— Aim —
Set down the lines that begin at the top of the records and end with the line containing "Chart.register(...registerables);", and drop every picture.

— Data to use —
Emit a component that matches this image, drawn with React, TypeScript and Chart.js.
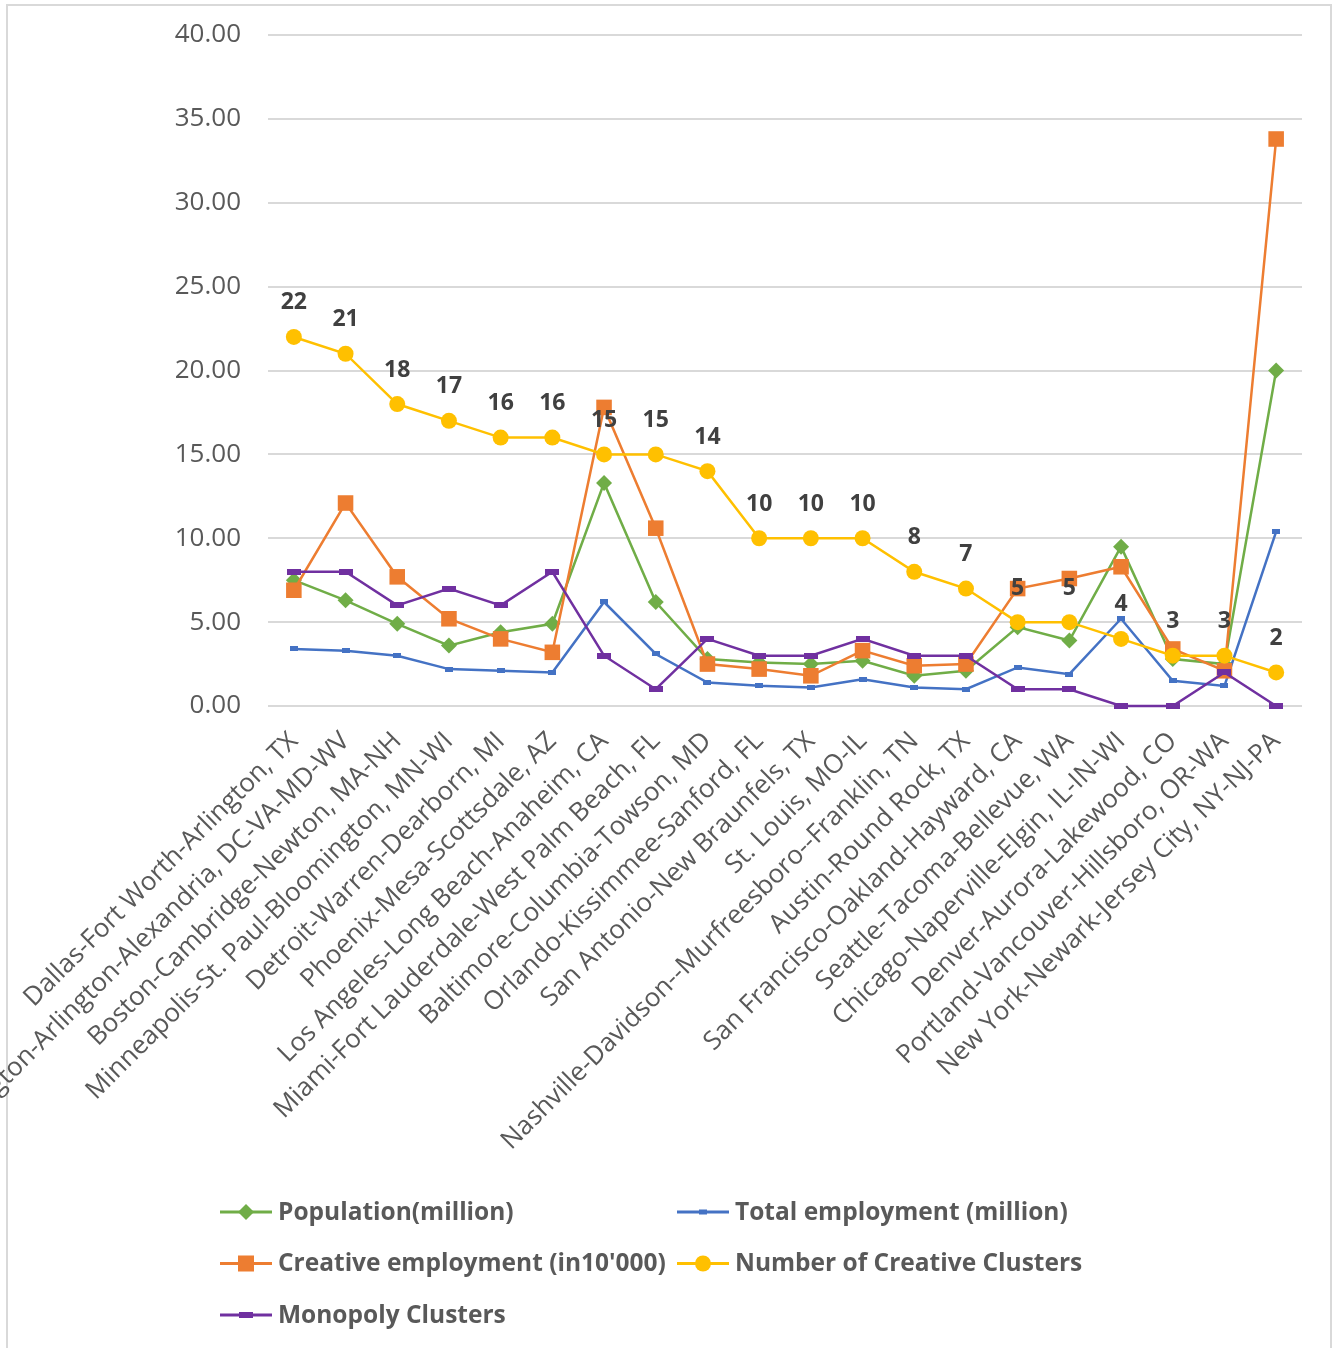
import React, { useEffect, useRef } from "react";
import { Chart, registerables } from "chart.js";

Chart.register(...registerables);

// Metropolitan areas, ordered by number of creative clusters
const categories = [
  "Dallas-Fort Worth-Arlington, TX",
  "Washington-Arlington-Alexandria, DC-VA-MD-WV",
  "Boston-Cambridge-Newton, MA-NH",
  "Minneapolis-St. Paul-Bloomington, MN-WI",
  "Detroit-Warren-Dearborn, MI",
  "Phoenix-Mesa-Scottsdale, AZ",
  "Los Angeles-Long Beach-Anaheim, CA",
  "Miami-Fort Lauderdale-West Palm Beach, FL",
  "Baltimore-Columbia-Towson, MD",
  "Orlando-Kissimmee-Sanford, FL",
  "San Antonio-New Braunfels, TX",
  "St. Louis, MO-IL",
  "Nashville-Davidson--Murfreesboro--Franklin, TN",
  "Austin-Round Rock, TX",
  "San Francisco-Oakland-Hayward, CA",
  "Seattle-Tacoma-Bellevue, WA",
  "Chicago-Naperville-Elgin, IL-IN-WI",
  "Denver-Aurora-Lakewood, CO",
  "Portland-Vancouver-Hillsboro, OR-WA",
  "New York-Newark-Jersey City, NY-NJ-PA",
];

const population = [7.5, 6.3, 4.9, 3.6, 4.4, 4.9, 13.3, 6.2, 2.8, 2.6, 2.5, 2.7, 1.8, 2.1, 4.7, 3.9, 9.5, 2.8, 2.5, 20.0];
const totalEmployment = [3.4, 3.3, 3.0, 2.2, 2.1, 2.0, 6.2, 3.1, 1.4, 1.2, 1.1, 1.6, 1.1, 1.0, 2.3, 1.9, 5.2, 1.5, 1.2, 10.4];
const creativeEmployment = [6.9, 12.1, 7.7, 5.2, 4.0, 3.2, 17.8, 10.6, 2.5, 2.2, 1.8, 3.3, 2.4, 2.5, 7.0, 7.6, 8.3, 3.4, 2.1, 33.8];
const creativeClusters = [22, 21, 18, 17, 16, 16, 15, 15, 14, 10, 10, 10, 8, 7, 5, 5, 4, 3, 3, 2];
const monopolyClusters = [8, 8, 6, 7, 6, 8, 3, 1, 4, 3, 3, 4, 3, 3, 1, 1, 0, 0, 2, 0];

const yTicks = { min: 0, max: 40, step: 5 };

const GREEN = "#70ad47";
const BLUE = "#4472c4";
const ORANGE = "#ed7d31";
const YELLOW = "#ffc000";
const PURPLE = "#7030a0";
const AXIS_TEXT = "#595959";
const FONT = "'Open Sans', 'Liberation Sans', sans-serif";

type MarkerKind = "diamond" | "smallBar" | "square" | "circle" | "bar";

function barMarker(w: number, h: number, color: string): HTMLCanvasElement {
  const c = document.createElement("canvas");
  c.width = w;
  c.height = h;
  const g = c.getContext("2d")!;
  g.fillStyle = color;
  g.fillRect(0, 0, w, h);
  return c;
}

function drawMarker(ctx: CanvasRenderingContext2D, kind: MarkerKind, x: number, y: number, color: string) {
  ctx.save();
  ctx.fillStyle = color;
  ctx.beginPath();
  if (kind === "diamond") {
    const r = 8;
    ctx.moveTo(x, y - r);
    ctx.lineTo(x + r, y);
    ctx.lineTo(x, y + r);
    ctx.lineTo(x - r, y);
    ctx.closePath();
    ctx.fill();
  } else if (kind === "square") {
    ctx.fillRect(x - 8, y - 8, 16, 16);
  } else if (kind === "circle") {
    ctx.arc(x, y, 8, 0, Math.PI * 2);
    ctx.fill();
  } else if (kind === "smallBar") {
    ctx.fillRect(x - 4, y - 2.5, 8, 5);
  } else {
    ctx.fillRect(x - 7, y - 3, 14, 6);
  }
  ctx.restore();
}

const legendItems: { label: string; color: string; kind: MarkerKind; col: number; row: number }[] = [
  { label: "Population(million)", color: GREEN, kind: "diamond", col: 0, row: 0 },
  { label: "Total employment (million)", color: BLUE, kind: "smallBar", col: 1, row: 0 },
  { label: "Creative employment (in10'000)", color: ORANGE, kind: "square", col: 0, row: 1 },
  { label: "Number of Creative Clusters", color: YELLOW, kind: "circle", col: 1, row: 1 },
  { label: "Monopoly Clusters", color: PURPLE, kind: "bar", col: 0, row: 2 },
];

// Two-column legend drawn beneath the rotated category labels
const gridLegend = {
  id: "gridLegend",
  afterDraw(chart: Chart) {
    const ctx = chart.ctx;
    const left = chart.chartArea.left - 48;
    const colGap = 457;
    const firstRow = chart.chartArea.bottom + 506;
    const rowGap = 51.5;
    ctx.save();
    ctx.font = `bold 24.5px ${FONT}`;
    ctx.textBaseline = "middle";
    ctx.textAlign = "left";
    for (const item of legendItems) {
      const x = left + item.col * colGap;
      const y = firstRow + item.row * rowGap;
      ctx.strokeStyle = item.color;
      ctx.lineWidth = 3;
      ctx.beginPath();
      ctx.moveTo(x, y);
      ctx.lineTo(x + 52, y);
      ctx.stroke();
      drawMarker(ctx, item.kind, x + 26, y, item.color);
      ctx.fillStyle = AXIS_TEXT;
      ctx.fillText(item.label, x + 58, y + 1);
    }
    ctx.restore();
  },
};

// Value labels above the creative-cluster points
const clusterLabels = {
  id: "clusterLabels",
  afterDatasetsDraw(chart: Chart) {
    const meta = chart.getDatasetMeta(3);
    const ctx = chart.ctx;
    ctx.save();
    ctx.font = `bold 23px ${FONT}`;
    ctx.fillStyle = "#404040";
    ctx.textAlign = "center";
    ctx.textBaseline = "middle";
    meta.data.forEach((pt: any, i: number) => {
      ctx.fillText(String(creativeClusters[i]), pt.x, pt.y - 34);
    });
    ctx.restore();
  },
};

export default function App() {
  const canvasRef = useRef<HTMLCanvasElement | null>(null);

  useEffect(() => {
    if (!canvasRef.current) return;
    const blueBar = barMarker(8, 5, BLUE);
    const purpleBar = barMarker(14, 6, PURPLE);

    const chart = new Chart(canvasRef.current, {
      type: "line",
      data: {
        labels: categories,
        datasets: [
          {
            label: "Population(million)",
            data: population,
            borderColor: GREEN,
            backgroundColor: GREEN,
            borderWidth: 2.5,
            pointStyle: "rectRot",
            pointRadius: 8,
            pointBorderWidth: 0,
            order: 5,
            clip: false,
          },
          {
            label: "Total employment (million)",
            data: totalEmployment,
            borderColor: BLUE,
            backgroundColor: BLUE,
            borderWidth: 2.5,
            pointStyle: blueBar,
            order: 4,
            clip: false,
          },
          {
            label: "Creative employment (in10'000)",
            data: creativeEmployment,
            borderColor: ORANGE,
            backgroundColor: ORANGE,
            borderWidth: 2.5,
            pointStyle: "rect",
            pointRadius: 11,
            pointBorderWidth: 0,
            order: 3,
            clip: false,
          },
          {
            label: "Number of Creative Clusters",
            data: creativeClusters,
            borderColor: YELLOW,
            backgroundColor: YELLOW,
            borderWidth: 2.5,
            pointStyle: "circle",
            pointRadius: 8,
            pointBorderWidth: 0,
            order: 2,
            clip: false,
          },
          {
            label: "Monopoly Clusters",
            data: monopolyClusters,
            borderColor: PURPLE,
            backgroundColor: PURPLE,
            borderWidth: 2.5,
            pointStyle: purpleBar,
            order: 1,
            clip: false,
          },
        ],
      },
      options: {
        responsive: false,
        animation: false,
        layout: { padding: { top: 35, right: 42, left: 0, bottom: 0 } },
        plugins: {
          legend: { display: false },
          tooltip: { enabled: false },
        },
        elements: { line: { tension: 0 } },
        scales: {
          x: {
            offset: true,
            grid: { display: false },
            border: { display: false },
            ticks: {
              autoSkip: false,
              maxRotation: 45,
              minRotation: 45,
              padding: 12,
              color: AXIS_TEXT,
              font: { family: FONT, size: 26 },
            },
            afterFit(scale: any) {
              scale.height = 642;
              scale.paddingLeft = 0;
              scale.paddingRight = 0;
              scale.paddingTop = 0;
              scale.paddingBottom = 0;
            },
          },
          y: {
            min: yTicks.min,
            max: yTicks.max,
            grid: { color: "#d9d9d9", lineWidth: 2, drawTicks: false },
            border: { display: false },
            ticks: {
              stepSize: yTicks.step,
              padding: 27,
              color: AXIS_TEXT,
              font: { family: FONT, size: 26 },
              callback: (v: any) => Number(v).toFixed(2),
            },
            afterFit(scale: any) {
              scale.width = 268;
              scale.paddingTop = 0;
              scale.paddingBottom = 0;
            },
          },
        },
      },
      plugins: [clusterLabels, gridLegend],
    });
    return () => chart.destroy();
  }, []);

  return (
    <div style={{ position: "absolute", left: 0, top: 0, width: 1344, height: 1348, background: "#fff", overflow: "hidden" }}>
      <div
        style={{
          position: "absolute",
          left: 6,
          top: 4,
          width: 1326,
          height: 1350,
          boxSizing: "border-box",
          border: "2px solid #d9d9d9",
        }}
      />
      <canvas ref={canvasRef} width={1344} height={1348} style={{ position: "absolute", left: 0, top: 0 }} />
    </div>
  );
}
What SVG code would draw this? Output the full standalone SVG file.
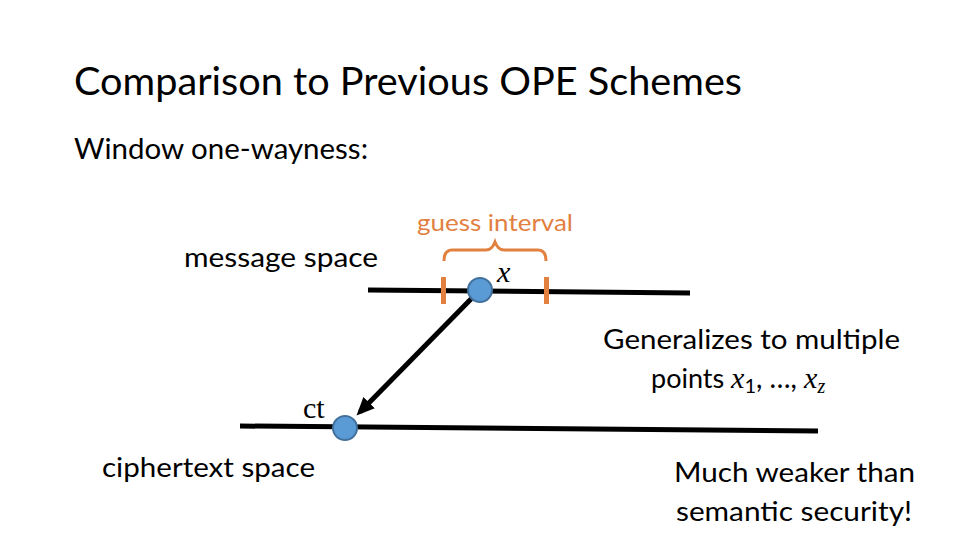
<svg xmlns="http://www.w3.org/2000/svg" width="960" height="540" viewBox="0 0 960 540">
<style>
.t{font-family:Lato,"Open Sans","Liberation Sans",sans-serif;fill:#000}
.m{font-family:"Liberation Serif","DejaVu Serif",serif;font-style:italic}
.o{fill:#E2803F}
.ln{stroke:#000;stroke-width:5;fill:none}
.dot{fill:#5B9BD5;stroke:#41719C;stroke-width:2}
</style>
<defs>
<marker id="ah" markerWidth="3.6" markerHeight="3.2" refX="2.6" refY="1.6" orient="auto" markerUnits="strokeWidth">
<path d="M0,0 L3.6,1.6 L0,3.2 Z" fill="#000"/>
</marker>
</defs>
<rect width="960" height="540" fill="#fff"/>
<text class="t" x="74" y="95" font-size="38" textLength="668" lengthAdjust="spacingAndGlyphs">Comparison to Previous OPE Schemes</text>
<text class="t" x="74" y="159" font-size="28" textLength="294" lengthAdjust="spacingAndGlyphs">Window one-wayness:</text>
<text class="t" x="184" y="267" font-size="26" textLength="194" lengthAdjust="spacingAndGlyphs">message space</text>
<text class="t" x="102" y="477" font-size="26" textLength="213" lengthAdjust="spacingAndGlyphs">ciphertext space</text>
<text class="t o" x="417" y="231" font-size="24" textLength="156" lengthAdjust="spacingAndGlyphs">guess interval</text>
<g id="connectors">
<path class="ln" d="M368,290 L690,293"/>
<path class="ln" d="M240,426 L818,431"/>
<path d="M472,298 L360,412" stroke="#000" stroke-width="5" fill="none" marker-end="url(#ah)"/>
</g>
<g id="interval">
<path d="M444,261 Q444,250 452,250 L486,250 Q492,250 495,242 Q498,250 504,250 L538,250 Q546,250 546,261" stroke="#E2803F" stroke-width="3" fill="none"/>
<rect x="441" y="277" width="5" height="27" fill="#E2803F"/>
<rect x="544" y="277" width="5" height="27" fill="#E2803F"/>
</g>
<g id="node-x">
<circle class="dot" cx="480" cy="290" r="12"/>
<text class="m" x="497" y="282" font-size="30">x</text>
</g>
<g id="node-ct">
<circle class="dot" cx="345" cy="428" r="12"/>
<text x="303" y="418" font-size="30" font-family="Liberation Serif,DejaVu Serif,serif">ct</text>
</g>
<text class="t" x="603" y="349" font-size="27" textLength="297" lengthAdjust="spacingAndGlyphs">Generalizes to multiple</text>
<text class="t" x="651" y="388" font-size="27">points <tspan class="m" font-size="30">x</tspan><tspan font-size="20" dy="5">1</tspan><tspan dy="-5" font-size="28">, …, </tspan><tspan class="m" font-size="30">x</tspan><tspan class="m" font-size="20" dy="5">z</tspan></text>
<text class="t" x="674" y="482" font-size="27" textLength="241" lengthAdjust="spacingAndGlyphs">Much weaker than</text>
<text class="t" x="676" y="521" font-size="27" textLength="236" lengthAdjust="spacingAndGlyphs">semantic security!</text>
</svg>
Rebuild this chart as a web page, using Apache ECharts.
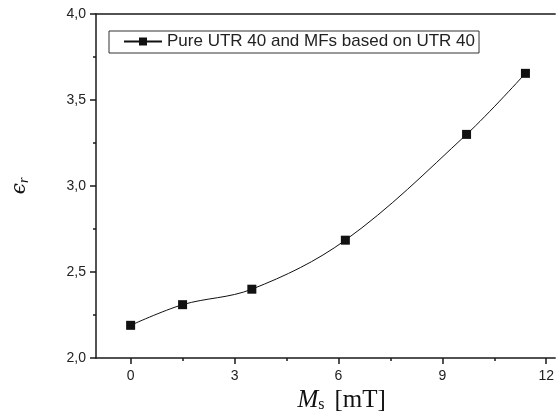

— Full output —
Emit a component that matches this image, drawn with React, TypeScript and Chart.js.
import React, { useEffect, useRef } from "react";
import { Chart, registerables } from "chart.js";

Chart.register(...registerables);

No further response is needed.